The increase in drug and alcohol consumption by teenagers is directly correlated to a rise in sexually transmitted infections (STIs), according to a report by the UK government's Independent Advisory Group (IAG) on Sexual Health.

The increase in drug and alcohol consumption by teenagers is directly correlated to a rise in sexually transmitted infections (STIs), according to a report by the UK government's Independent Advisory Group (IAG) on Sexual Health.

The report says that high rates of teenage pregnancy and sexually transmitted diseases are related to the culture of drinking and drug-taking among the young. The IAG added that teenagers who engaged in risky sexual behaviour were at greater risk of becoming young parents, contracting an STI, failing at school, building up longer-term problems, as well as becoming addicted to alcohol and drugs.

The IAG also said that teenagers were also getting conflicting messages about sex, with companies still using sexually suggestive material to advertise alcohol, while heavy restrictions govern the advertising of condoms.

The report presents data showing that 40 per cent of children aged between 13 and 14 year were drunk or on drugs when they first had sex, while teenage girls were three times less likely to use condoms when they were drunk. A third of young people who binge-drink, take amphetamines, Ecstasy or cannabis said they used drugs to enhance their sex lives.

Professor Mark Bellis, who is head of the Centre for Public Health at Liverpool John Moores University Drugs and contributed to the report, said that cocaine, which can prolong sex, increase the likelihood of abrasions and disease.

According to Bellis, in a single act of unprotected sex with an infected partner, adolescent girls have a 50 per cent chance of contracting gonorrhoea, a 30 per cent chance of genital herpes and a one per cent chance of acquiring HIV.
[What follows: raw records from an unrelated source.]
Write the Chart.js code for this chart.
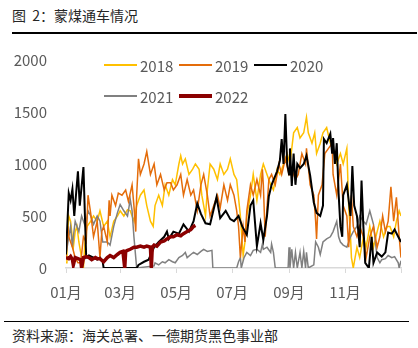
<!DOCTYPE html>
<html>
<head>
<meta charset="utf-8">
<script src="https://cdn.jsdelivr.net/npm/chart.js@4"></script>
<style>
body{margin:0;width:418px;height:348px;background:#fff;position:relative;overflow:hidden;font-family:"Noto Sans CJK SC","Noto Sans",sans-serif}
#title{position:absolute;left:12px;top:5px;font-size:14px;color:#262626;white-space:pre}
#topline{position:absolute;left:12px;top:32px;width:405px;height:2px;background:#000}
#bottomline{position:absolute;left:4px;top:321px;width:405px;height:1px;background:#000}
#source{position:absolute;left:12px;top:325px;font-size:14px;color:#262626}
#box{position:absolute;left:0;top:48px;width:418px;height:256px}
#legend{position:absolute;left:104px;top:55px;width:240px;font-size:15px;color:#595959;display:flex;flex-wrap:wrap;row-gap:11px}
.item{display:flex;align-items:center;width:75px;height:20px}
.item i{display:inline-block;width:33px;margin-right:3px}
</style>
</head>
<body>
<div id="title">图  2：蒙煤通车情况</div>
<div id="topline"></div>
<div id="box"><canvas id="c"></canvas></div>
<div id="legend"></div>
<div id="bottomline"></div>
<div id="source">资料来源：海关总署、一德期货黑色事业部</div>
<script>
// day of year -> value (车)
const years = ["2018","2019","2020","2021","2022"]
const colors = ["#FFC000","#E46C0A","#000000","#808080","#8B0000"]
const widths = [1.5,1.5,2,1.5,3.5]

const monthDays = [0,59,120,181,243,304,365]
const monthLabels = ["01月","03月","05月","07月","09月","11月",""]
const yTicks = [0,500,1000,1500,2000]

const d2018 = [[0,50],[1,200],[3,500],[5,450],[8,200],[10,350],[12,400],[14,250],[16,150],[19,0],[21,300],[23,400],[27,450],[30,500],[34,450],[37,550],[41,400],[45,450],[48,300],[52,450],[56,500],[59,550],[63,500],[67,560],[70,550],[74,450],[77,600],[81,700],[85,750],[88,600],[92,450],[95,400],[97,600],[101,700],[105,600],[108,800],[112,700],[116,850],[119,800],[123,1000],[125,1080],[127,1000],[130,1050],[134,900],[138,950],[141,1000],[145,950],[148,700],[152,500],[154,750],[157,1000],[161,950],[165,850],[168,1000],[172,900],[176,950],[179,1050],[183,900],[186,850],[190,500],[193,120],[195,250],[197,500],[201,700],[204,900],[208,650],[212,900],[215,1000],[219,900],[223,800],[226,750],[230,950],[233,900],[237,1000],[241,1100],[244,1000],[248,1300],[252,1350],[255,1250],[259,1300],[262,1450],[264,1300],[268,1200],[271,1300],[273,1100],[277,1200],[280,1300],[284,1350],[288,1200],[291,1150],[295,1000],[299,1100],[302,1000],[306,1150],[308,600],[310,300],[311,100],[313,0],[317,200],[320,100],[324,300],[327,200],[331,400],[335,200],[339,350],[342,450],[346,300],[350,400],[353,400],[357,300],[360,450],[363,550],[365,500]]

const d2019 = [[0,100],[2,400],[3,300],[5,250],[7,200],[10,100],[13,50],[16,50],[19,300],[22,250],[24,700],[27,520],[30,300],[34,450],[37,100],[39,350],[41,400],[45,250],[47,650],[48,500],[50,700],[54,600],[57,720],[61,700],[65,750],[68,640],[72,800],[74,600],[76,350],[77,700],[79,1050],[81,900],[85,1000],[88,1120],[92,900],[96,1000],[99,800],[103,900],[107,750],[110,820],[114,820],[117,750],[121,800],[125,900],[128,700],[132,850],[136,700],[139,750],[143,550],[147,800],[150,900],[154,700],[157,500],[161,600],[165,700],[168,580],[172,800],[176,650],[179,800],[183,700],[186,550],[188,400],[190,100],[193,400],[195,250],[197,550],[201,800],[204,700],[208,850],[212,700],[214,950],[215,800],[217,300],[221,850],[224,900],[228,800],[232,1000],[235,900],[239,1050],[243,900],[246,950],[250,850],[253,900],[257,1100],[261,1000],[262,1150],[266,800],[270,700],[272,450],[273,280],[275,700],[279,800],[282,1100],[286,1150],[290,1200],[291,900],[295,700],[299,1000],[302,600],[306,500],[308,200],[311,700],[313,400],[317,300],[320,400],[324,300],[327,100],[331,300],[335,400],[339,200],[342,300],[345,500],[348,350],[351,450],[354,780],[357,450],[360,680],[363,300],[365,100]]

const d2020 = [[0,130],[3,720],[5,650],[7,760],[9,500],[13,930],[15,600],[19,970],[22,100],[25,120],[30,100],[34,80],[37,100],[40,60],[41,0],[77,0],[79,30],[85,60],[90,80],[96,200],[101,250],[107,300],[110,350],[112,280],[117,350],[123,330],[128,420],[134,350],[139,450],[143,620],[147,520],[152,430],[157,420],[164,680],[168,480],[174,550],[179,470],[183,450],[188,500],[192,400],[197,320],[201,600],[204,650],[208,210],[212,430],[215,270],[219,500],[221,690],[224,800],[230,930],[233,1030],[235,1240],[237,1000],[239,1480],[241,1000],[243,900],[244,1150],[246,790],[248,1100],[250,800],[252,1000],[255,960],[259,1000],[262,1080],[266,890],[270,630],[273,530],[277,500],[280,600],[281,1240],[284,1200],[288,1290],[290,1100],[291,1250],[293,1000],[295,1200],[297,720],[299,400],[301,300],[302,700],[306,800],[310,500],[312,980],[314,600],[317,500],[320,200],[322,840],[324,400],[326,50],[330,0],[333,300],[335,50],[339,150],[344,110],[348,150],[351,340],[355,330],[358,370],[362,300],[365,250]]

const d2021 = [[0,130],[3,300],[5,400],[7,200],[8,300],[10,450],[14,350],[17,500],[21,400],[24,550],[27,500],[30,420],[34,500],[37,450],[40,250],[45,250],[48,220],[52,400],[56,530],[59,610],[63,550],[67,500],[70,660],[72,550],[74,300],[76,100],[77,0],[96,20],[97,50],[101,30],[105,60],[108,50],[112,80],[116,60],[119,50],[123,100],[127,120],[130,150],[132,100],[136,130],[139,150],[143,130],[147,160],[150,180],[154,160],[159,170],[160,0],[186,0],[188,60],[190,100],[191,0],[194,100],[197,150],[201,120],[204,170],[208,180],[212,150],[214,230],[215,180],[219,200],[223,150],[224,230],[226,150],[228,0],[242,0],[243,200],[244,0],[246,180],[248,0],[250,150],[252,0],[255,150],[257,0],[259,160],[261,0],[262,150],[264,0],[270,30],[272,250],[275,200],[277,130],[280,250],[284,280],[288,300],[291,350],[295,450],[297,300],[299,250],[302,220],[306,200],[310,300],[313,350],[317,400],[320,500],[324,450],[327,420],[331,550],[335,420],[339,100],[342,50],[344,80],[348,90],[351,120],[355,100],[358,110],[362,50],[363,0],[365,70]]

const d2022 = [[0,100],[3,90],[5,110],[7,80],[8,30],[10,100],[13,90],[16,80],[17,0],[19,100],[22,110],[25,100],[28,80],[32,100],[34,90],[37,90],[41,60],[45,100],[48,120],[52,100],[56,130],[59,150],[62,160],[64,0],[65,160],[67,170],[70,180],[74,200],[77,200],[81,210],[85,200],[88,210],[92,200],[93,0],[94,200],[96,220],[99,210],[103,250],[107,260],[110,280],[114,300],[117,300],[121,320],[125,310],[128,330],[132,350],[136,370],[139,400],[141,410]]

const series = [d2018,d2019,d2020,d2021,d2022]
const drawOrder = [5,3,2,4,1]

const datasets = series.map((s,i)=>({
label:years[i],
data:s.map(p=>({x:p[0],y:p[1]})),
borderColor:colors[i],
borderWidth:widths[i],
pointRadius:0,
tension:0,
order:drawOrder[i]
}))

const font = {family:'"Noto Sans CJK SC","Noto Sans",sans-serif',size:15}

new Chart(document.getElementById("c"),{
type:"line",
data:{datasets:datasets},
options:{
responsive:true,
maintainAspectRatio:false,
animation:false,
layout:{padding:{top:12,right:17,left:0,bottom:0}},
plugins:{legend:{display:false},tooltip:{enabled:false}},
scales:{
x:{
type:"linear",
min:0,max:365,
afterBuildTicks:a=>{a.ticks=monthDays.map(v=>({value:v}))},
afterFit:a=>{a.height=36;a.paddingLeft=0;a.paddingRight=0},
grid:{drawOnChartArea:false,drawTicks:true,tickLength:5,color:"#d9d9d9"},
border:{display:true,color:"#d9d9d9",width:1.5},
ticks:{color:"#595959",font:font,padding:10,maxRotation:0,autoSkip:false,
callback:v=>monthLabels[monthDays.indexOf(v)]}
},
y:{
min:0,max:2000,
afterBuildTicks:a=>{a.ticks=yTicks.map(v=>({value:v}))},
afterFit:a=>{a.width=66;a.paddingTop=0;a.paddingBottom=0},
grid:{display:false},
border:{display:false},
ticks:{color:"#595959",font:font,padding:11,callback:v=>String(v)}
}
}
}
})

let lg=""
years.forEach((y,i)=>{
lg+=`<span class="item"><i style="height:${i==4?4:2}px;background:${colors[i]}"></i>${y}</span>`
})
document.getElementById("legend").innerHTML=lg
</script>
</body>
</html>
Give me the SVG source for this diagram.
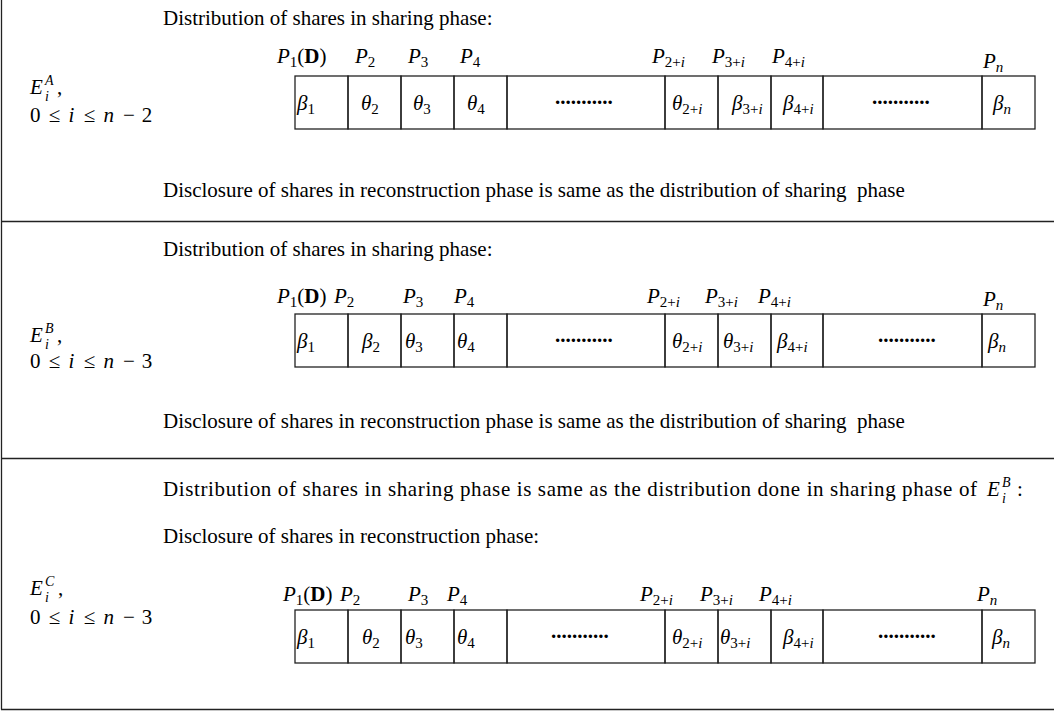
<svg xmlns="http://www.w3.org/2000/svg" width="1054" height="713" viewBox="0 0 1054 713">
  <style>
    .t { font-family: "Liberation Serif", "Times New Roman", serif; font-size: 21px; fill: #000; white-space: pre; }
    .mi { font-style: italic; }
    .sub { font-size: 15px; }
    .ss { font-size: 14px; font-style: italic; }
    .bf { font-weight: bold; }
    .dots { font-family: "Liberation Serif", serif; font-size: 21px; font-weight: bold; fill: #000; }
    .cell { fill: none; stroke: #222; stroke-width: 1.3; }
    .rule { stroke: #222; stroke-width: 1.3; fill: none; }
  </style>

  <!-- frame and panel separators -->
  <g id="frame">
    <line class="rule" x1="1.5" y1="0" x2="1.5" y2="709.5"/>
    <line class="rule" x1="1" y1="221.5" x2="1054" y2="221.5"/>
    <line class="rule" x1="1" y1="458.5" x2="1054" y2="458.5"/>
    <line class="rule" x1="1" y1="709.5" x2="1054" y2="709.5"/>
  </g>

  <!-- ===================== Panel A ===================== -->
  <g id="panelA">
    <g id="labelA">
      <text class="t"><tspan x="30" y="94" class="mi">E</tspan><tspan x="45" y="85" class="ss">A</tspan><tspan x="45" y="101" class="ss">i</tspan><tspan x="57" y="94">,</tspan></text>
      <text class="t"><tspan x="30" y="122">0</tspan><tspan x="54.5" y="122" text-anchor="middle">≤</tspan><tspan x="68.4" y="122" class="mi">i</tspan><tspan x="89.5" y="122" text-anchor="middle">≤</tspan><tspan x="103.5" y="122" class="mi">n</tspan><tspan x="129" y="122" text-anchor="middle">−</tspan><tspan x="141.8" y="122">2</tspan></text>
    </g>
    <text class="t" x="163" y="25">Distribution of shares in sharing phase:</text>

    <g id="partiesA">
      <text class="t" y="63"><tspan x="277" class="mi">P</tspan><tspan class="sub" dy="4">1</tspan><tspan dy="-4">(</tspan><tspan class="bf">D</tspan>)</text>
      <text class="t" y="63"><tspan x="355" class="mi">P</tspan><tspan class="sub" dy="4">2</tspan></text>
      <text class="t" y="63"><tspan x="408" class="mi">P</tspan><tspan class="sub" dy="4">3</tspan></text>
      <text class="t" y="63"><tspan x="460" class="mi">P</tspan><tspan class="sub" dy="4">4</tspan></text>
      <text class="t" y="63"><tspan x="652" class="mi">P</tspan><tspan class="sub" dy="4">2+</tspan><tspan class="sub mi">i</tspan></text>
      <text class="t" y="63"><tspan x="712" class="mi">P</tspan><tspan class="sub" dy="4">3+</tspan><tspan class="sub mi">i</tspan></text>
      <text class="t" y="63"><tspan x="772" class="mi">P</tspan><tspan class="sub" dy="4">4+</tspan><tspan class="sub mi">i</tspan></text>
      <text class="t" y="68"><tspan x="983" class="mi">P</tspan><tspan class="sub mi" dy="4">n</tspan></text>
    </g>

    <g id="sharesA">
      <g id="A1"><rect class="cell" x="295" y="76" width="53" height="53"/><text class="t" y="110"><tspan x="297" class="mi">β</tspan><tspan class="sub" dy="4">1</tspan></text></g>
      <g id="A2"><rect class="cell" x="348" y="76" width="53" height="53"/><text class="t" y="110"><tspan x="361" class="mi">θ</tspan><tspan class="sub" dy="4">2</tspan></text></g>
      <g id="A3"><rect class="cell" x="401" y="76" width="53" height="53"/><text class="t" y="110"><tspan x="413" class="mi">θ</tspan><tspan class="sub" dy="4">3</tspan></text></g>
      <g id="A4"><rect class="cell" x="454" y="76" width="53" height="53"/><text class="t" y="110"><tspan x="467" class="mi">θ</tspan><tspan class="sub" dy="4">4</tspan></text></g>
      <g id="A5"><rect class="cell" x="507" y="76" width="158" height="53"/><text class="dots" x="555" y="104">...........</text></g>
      <g id="A6"><rect class="cell" x="665" y="76" width="53" height="53"/><text class="t" y="110"><tspan x="672" class="mi">θ</tspan><tspan class="sub" dy="4">2+</tspan><tspan class="sub mi">i</tspan></text></g>
      <g id="A7"><rect class="cell" x="718" y="76" width="53" height="53"/><text class="t" y="110"><tspan x="732" class="mi">β</tspan><tspan class="sub" dy="4">3+</tspan><tspan class="sub mi">i</tspan></text></g>
      <g id="A8"><rect class="cell" x="771" y="76" width="52" height="53"/><text class="t" y="110"><tspan x="783" class="mi">β</tspan><tspan class="sub" dy="4">4+</tspan><tspan class="sub mi">i</tspan></text></g>
      <g id="A9"><rect class="cell" x="823" y="76" width="159" height="53"/><text class="dots" x="872" y="104">...........</text></g>
      <g id="A10"><rect class="cell" x="982" y="76" width="53" height="53"/><text class="t" y="110"><tspan x="993" class="mi">β</tspan><tspan class="sub mi" dy="4">n</tspan></text></g>
    </g>

    <text class="t" x="163" y="197">Disclosure of shares in reconstruction phase is same as the distribution of sharing  phase</text>
  </g>

  <!-- ===================== Panel B ===================== -->
  <g id="panelB">
    <g id="labelB">
      <text class="t"><tspan x="30" y="342" class="mi">E</tspan><tspan x="45" y="333" class="ss">B</tspan><tspan x="45" y="349" class="ss">i</tspan><tspan x="57" y="342">,</tspan></text>
      <text class="t"><tspan x="30" y="368">0</tspan><tspan x="54.5" y="368" text-anchor="middle">≤</tspan><tspan x="68.4" y="368" class="mi">i</tspan><tspan x="89.5" y="368" text-anchor="middle">≤</tspan><tspan x="103.5" y="368" class="mi">n</tspan><tspan x="129" y="368" text-anchor="middle">−</tspan><tspan x="141.8" y="368">3</tspan></text>
    </g>
    <text class="t" x="163" y="256">Distribution of shares in sharing phase:</text>

    <g id="partiesB">
      <text class="t" y="303"><tspan x="277" class="mi">P</tspan><tspan class="sub" dy="4">1</tspan><tspan dy="-4">(</tspan><tspan class="bf">D</tspan>)</text>
      <text class="t" y="303"><tspan x="334" class="mi">P</tspan><tspan class="sub" dy="4">2</tspan></text>
      <text class="t" y="303"><tspan x="403" class="mi">P</tspan><tspan class="sub" dy="4">3</tspan></text>
      <text class="t" y="303"><tspan x="454" class="mi">P</tspan><tspan class="sub" dy="4">4</tspan></text>
      <text class="t" y="303"><tspan x="647" class="mi">P</tspan><tspan class="sub" dy="4">2+</tspan><tspan class="sub mi">i</tspan></text>
      <text class="t" y="303"><tspan x="705" class="mi">P</tspan><tspan class="sub" dy="4">3+</tspan><tspan class="sub mi">i</tspan></text>
      <text class="t" y="303"><tspan x="758" class="mi">P</tspan><tspan class="sub" dy="4">4+</tspan><tspan class="sub mi">i</tspan></text>
      <text class="t" y="306"><tspan x="983" class="mi">P</tspan><tspan class="sub mi" dy="4">n</tspan></text>
    </g>

    <g id="sharesB">
      <g id="B1"><rect class="cell" x="295" y="314" width="53" height="53"/><text class="t" y="348"><tspan x="297" class="mi">β</tspan><tspan class="sub" dy="4">1</tspan></text></g>
      <g id="B2"><rect class="cell" x="348" y="314" width="53" height="53"/><text class="t" y="348"><tspan x="362" class="mi">β</tspan><tspan class="sub" dy="4">2</tspan></text></g>
      <g id="B3"><rect class="cell" x="401" y="314" width="53" height="53"/><text class="t" y="348"><tspan x="405" class="mi">θ</tspan><tspan class="sub" dy="4">3</tspan></text></g>
      <g id="B4"><rect class="cell" x="454" y="314" width="53" height="53"/><text class="t" y="348"><tspan x="457" class="mi">θ</tspan><tspan class="sub" dy="4">4</tspan></text></g>
      <g id="B5"><rect class="cell" x="507" y="314" width="158" height="53"/><text class="dots" x="555" y="342">...........</text></g>
      <g id="B6"><rect class="cell" x="665" y="314" width="53" height="53"/><text class="t" y="348"><tspan x="672" class="mi">θ</tspan><tspan class="sub" dy="4">2+</tspan><tspan class="sub mi">i</tspan></text></g>
      <g id="B7"><rect class="cell" x="718" y="314" width="53" height="53"/><text class="t" y="348"><tspan x="723" class="mi">θ</tspan><tspan class="sub" dy="4">3+</tspan><tspan class="sub mi">i</tspan></text></g>
      <g id="B8"><rect class="cell" x="771" y="314" width="52" height="53"/><text class="t" y="348"><tspan x="777" class="mi">β</tspan><tspan class="sub" dy="4">4+</tspan><tspan class="sub mi">i</tspan></text></g>
      <g id="B9"><rect class="cell" x="823" y="314" width="159" height="53"/><text class="dots" x="878" y="342">...........</text></g>
      <g id="B10"><rect class="cell" x="982" y="314" width="53" height="53"/><text class="t" y="348"><tspan x="988" class="mi">β</tspan><tspan class="sub mi" dy="4">n</tspan></text></g>
    </g>

    <text class="t" x="163" y="428">Disclosure of shares in reconstruction phase is same as the distribution of sharing  phase</text>
  </g>

  <!-- ===================== Panel C ===================== -->
  <g id="panelC">
    <g id="labelC">
      <text class="t"><tspan x="30" y="595" class="mi">E</tspan><tspan x="45" y="586" class="ss">C</tspan><tspan x="45" y="602" class="ss">i</tspan><tspan x="58" y="595">,</tspan></text>
      <text class="t"><tspan x="30" y="624">0</tspan><tspan x="54.5" y="624" text-anchor="middle">≤</tspan><tspan x="68.4" y="624" class="mi">i</tspan><tspan x="89.5" y="624" text-anchor="middle">≤</tspan><tspan x="103.5" y="624" class="mi">n</tspan><tspan x="129" y="624" text-anchor="middle">−</tspan><tspan x="141.8" y="624">3</tspan></text>
    </g>
    <text class="t" x="163" y="496" textLength="814" lengthAdjust="spacing">Distribution of shares in sharing phase is same as the distribution done in sharing phase of</text>
    <text class="t"><tspan x="987" y="496" class="mi">E</tspan><tspan x="1002" y="487" class="ss">B</tspan><tspan x="1002" y="503" class="ss">i</tspan><tspan x="1017" y="496">:</tspan></text>
    <text class="t" x="163" y="543">Disclosure of shares in reconstruction phase:</text>

    <g id="partiesC">
      <text class="t" y="601"><tspan x="283" class="mi">P</tspan><tspan class="sub" dy="4">1</tspan><tspan dy="-4">(</tspan><tspan class="bf">D</tspan>)</text>
      <text class="t" y="601"><tspan x="340" class="mi">P</tspan><tspan class="sub" dy="4">2</tspan></text>
      <text class="t" y="601"><tspan x="408" class="mi">P</tspan><tspan class="sub" dy="4">3</tspan></text>
      <text class="t" y="601"><tspan x="447" class="mi">P</tspan><tspan class="sub" dy="4">4</tspan></text>
      <text class="t" y="601"><tspan x="640" class="mi">P</tspan><tspan class="sub" dy="4">2+</tspan><tspan class="sub mi">i</tspan></text>
      <text class="t" y="601"><tspan x="700" class="mi">P</tspan><tspan class="sub" dy="4">3+</tspan><tspan class="sub mi">i</tspan></text>
      <text class="t" y="601"><tspan x="759" class="mi">P</tspan><tspan class="sub" dy="4">4+</tspan><tspan class="sub mi">i</tspan></text>
      <text class="t" y="601"><tspan x="977" class="mi">P</tspan><tspan class="sub mi" dy="4">n</tspan></text>
    </g>

    <g id="sharesC">
      <g id="C1"><rect class="cell" x="295" y="610" width="53" height="53"/><text class="t" y="644"><tspan x="297" class="mi">β</tspan><tspan class="sub" dy="4">1</tspan></text></g>
      <g id="C2"><rect class="cell" x="348" y="610" width="53" height="53"/><text class="t" y="644"><tspan x="362" class="mi">θ</tspan><tspan class="sub" dy="4">2</tspan></text></g>
      <g id="C3"><rect class="cell" x="401" y="610" width="53" height="53"/><text class="t" y="644"><tspan x="405" class="mi">θ</tspan><tspan class="sub" dy="4">3</tspan></text></g>
      <g id="C4"><rect class="cell" x="454" y="610" width="53" height="53"/><text class="t" y="644"><tspan x="457" class="mi">θ</tspan><tspan class="sub" dy="4">4</tspan></text></g>
      <g id="C5"><rect class="cell" x="507" y="610" width="158" height="53"/><text class="dots" x="551" y="638">...........</text></g>
      <g id="C6"><rect class="cell" x="665" y="610" width="53" height="53"/><text class="t" y="644"><tspan x="672" class="mi">θ</tspan><tspan class="sub" dy="4">2+</tspan><tspan class="sub mi">i</tspan></text></g>
      <g id="C7"><rect class="cell" x="718" y="610" width="53" height="53"/><text class="t" y="644"><tspan x="720" class="mi">θ</tspan><tspan class="sub" dy="4">3+</tspan><tspan class="sub mi">i</tspan></text></g>
      <g id="C8"><rect class="cell" x="771" y="610" width="52" height="53"/><text class="t" y="644"><tspan x="783" class="mi">β</tspan><tspan class="sub" dy="4">4+</tspan><tspan class="sub mi">i</tspan></text></g>
      <g id="C9"><rect class="cell" x="823" y="610" width="159" height="53"/><text class="dots" x="878" y="638">...........</text></g>
      <g id="C10"><rect class="cell" x="982" y="610" width="53" height="53"/><text class="t" y="644"><tspan x="992" class="mi">β</tspan><tspan class="sub mi" dy="4">n</tspan></text></g>
    </g>
  </g>
</svg>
Anne Weyman, a vice-chair on the independent advisory group and CEO of the FPA, said: "We need to look at it from young people's point of view. They see around them this culture of celebrities, in the newspapers, around sex and drugs, alcohol, all being brought together, and they're not being given alongside that the information and the education they need to handle issues like drugs and alcohol and sex as they're growing up."

The advisory group, funded by the Department of Health, claimed restrictions on advertising condoms on television and the lack of compulsory sex education in schools was making the problem worse, adding: "There are restrictions on advertising condoms pre-watershed, and on showing a picture of a condom out of its wrapper. Our young people are therefore receiving distorted messages."

The UK Department of Health said the issue of sexual health has been one of its top priorities and recent statistics showed the lowest levels of teenage pregnancies since 1993.